If neither of these options are appealing to you, you can always check to see if there is a communal composting site near you, or ask relatives if they have composting piles. I’ve also only included a few of the most popular composting methods, but there are plenty more to consider before embarking upon your composting journey!
Now you may be wondering what you can and can’t compost. The good news is that there are quite a few products that can be composted: fruit waste (rinds, peels), vegetable peelings, tea bags, grass cuttings, fallen leaves and even paper scraps. A general rule of thumb is that just about anything organic can be composted. Typically, a composter will include all compostable goods in their pile, but they can also tailor their materials to their needs; crushed egg shells, for example, add helpful minerals for fertilizer. Some things to absolutely NOT include in your precious compost are meat/dairy products, pet waste (including litter!), diapers or any kinds of plastic, metal and glass. And, when in doubt, a quick Google search will help assure that your compost is up to par.

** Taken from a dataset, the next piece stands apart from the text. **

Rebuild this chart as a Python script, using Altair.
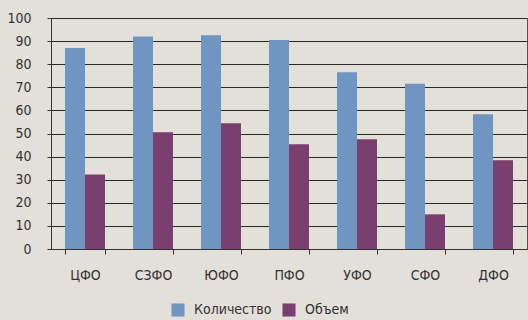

Hopefully, this handy guide to composting made you feel ready to embark upon a beautiful, environmentally-conscious journey. Composting may seem daunting, but it’s one of the most important things we as individuals can do to reduce our carbon footprints, and it’s fun to boot! Now go invite your friends to start a composting club, make a notes page of compostable materials and thank some worms for all of their hard work in the composting community.